I am scanning text in a PDF and reading it into memory using doc::getPageNthWord(). Reading the text from the file using the mark 1 mod 0 eyeball looks like this:
Greenpeace. 2012. Safeway charts new course for
sustainable tuna. www.greenpeace.org/usa/en/media-
Monterey Bay Aquarium. 2012a. Wild seafood issue:
(Please note that I am unable to determine how the PDF is causing the indent. I am using three spaces, but a hex editor...well read on, please).

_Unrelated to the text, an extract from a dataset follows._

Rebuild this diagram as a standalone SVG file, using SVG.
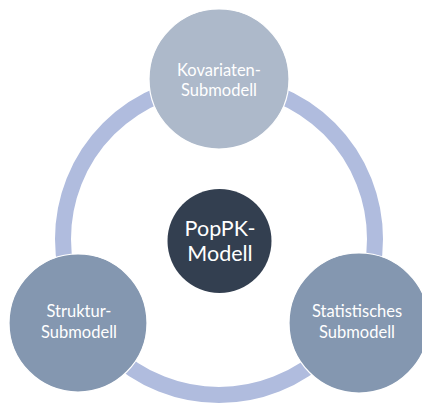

Using the above function (i.e getPageNthWord()) the information comes in like this:
• Ł Ł • • Ł Ł • • Ł Ł • • Ł Ł •
Copying it to a text editor using the clipboard, it looks like this:
"Wild seafood issue:"
", OOHJDO AVKLQJ.
Can anyone suggest a possible solution to getting the text in a readable format?
I have some additional information. When I copy the text to a programming editor I see the latter transformation. When I compare the text, letter for letter, each letter in the cryptic version has been reduced in value by 29 with a few exceptions; periods and forward slants do not seem to have been affected. Additionally, the letters f and i, when placed together, are interpreted as a single letter with an ascii version of 195.
I have looked at possible XOR/OR bit fiddling conversions, but have not been able to figure out what is causing the transformation (or causing the transformation to fail).